Namun, semua belum tuntas bapak sudah di ambil sama yang punya. Pukul satu dini hari (21 Januari 2022) bertepatan pada hari Jumat, bapak tiba-tiba sesak nafas. Emak mengajak Bapak pergi ke Rumah Sakit. Telfon kakak dan menyiapkan barang bawaan
Qodarulloh, pukul setengah tiga nafas berhenti. Emak yang berada disamping bapakpun taunya beliau sudah tiada. Benar-benar seperti orang tertidur pulas yang tanpa pesan apa-apa ke kami.
Tanda Kematian Bapak Tak Nampak (Kami Sadari)
Emak, sosok teladan yang dekat dengan saya. Saat mendengar cerita lengkapnya membuat saya terenyuh. Bahkan sampai detik ini saya masih mengurai air mata jika teringat akan hal itu.
Terakhir bertemu bapak Agustus 2019, kini saat kepergiannya tak bisa ku sentuh dan ku pandangi wajahnya. Masha Allah, insha Allah Khusnul hatimah ya pak. amiin.

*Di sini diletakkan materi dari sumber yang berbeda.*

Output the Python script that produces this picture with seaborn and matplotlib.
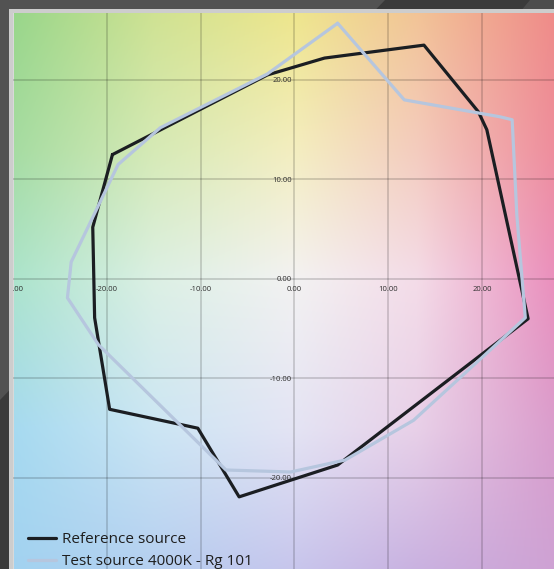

Bapak sosok penyayang dengan keluarga. Memori itu saya ingat betul saat di kota perantauan mendampingi mereka berdua. Kepergiannya ini sangat mendadak, Kamis sakit jumatnya sudah tiada.
Sekarang bapak tidak perlu capek lagi antar jajan kesana kemari dengan bawa barang bawaan berat ya.
Nah, kepergian bapak ini ... tetangga yang juga masih saudara diberi tanda kematian sama yang kuasa. Ada yang mengatakan, mendengar suara burung malam hari. Burung pertanda kematian.
Ada juga yang bermimpi, adik si Mbah mengangkat api dari tungku. Konon, itu tandanya ada orang terdekat yang mau meninggal.
Emakpun katanya pernah mendengar suara burung pertanda kematian. Tapi dia akan. Karena dirumah tidak ada orang yang sakit keras.
Saya, kakak, dan adik tidak ada yang diberi mimpi aneh (pertanda kematian). Bahkan pesan apapun itu tidak terlontarkan sedikitpun dari Bapak. Itu yang kerab kami tanyakan dalam hati. Ya Allah .....
Semoga Engkau tempatkan alm. Bapak disisi terbaikmu. Engkau ringankan siksaan kuburnya. Jadikan ia penghuni surgamu Ya Rab. Amiin
Bahwa, kepergian bapak memang mulanya ada riwayat jantung
Entah berapa lama bapak di vonis mengidap penyakit jantung. Tepatnya saya tidak tahu. Yang jelas, bapak tidak pernah melakukan perawatan intensif dengan jantungnya. Maklum, tidak ada biaya buat itu.
Sikap mensyukuri nikmatnya, bapak juga sosok pekerja keras. Tidak ingin merepotkan anak-anaknya. Sebab itu, diusia mendekati 57 tahun bapak masih kerja keras.
Kamipun tidak tahu pasti, bintik hitam yang muncul di kaki beliau itu efek dari apa. Termasuk kakinya yang membengkak dan sesak nafas. Karena bapak gemuk, dan sehat sebelumnya.
Pernah jantungnya kambuh, tapi itu sudah satu setengah tahun yang lalu. Bapak yang biasanya ingin segera dibawa ke Rumah Sakit, menjelang kepergiannya Bapak sabar banget. Tidak serempong biasanya. Masha Allah.
Dan kata sahabatku yang gejala dan efek yang dirasakan bapak, sama persis dengan penyakit bapaknya sahabat saya. Katanya, jantung sudah tidak bisa memompa darah lagi. Sehingga nafas jadi susah. Dan racun itu menyebar ke kaki sehingga mengakibatkan bengkak.
Semoga cerita ini tidak melukai hati siapapun. Saya hanya ingin mengenang cerita kematian alrmarhum Bapak Saya. Sebagai catatan penting, bahwa Allah sayang kami.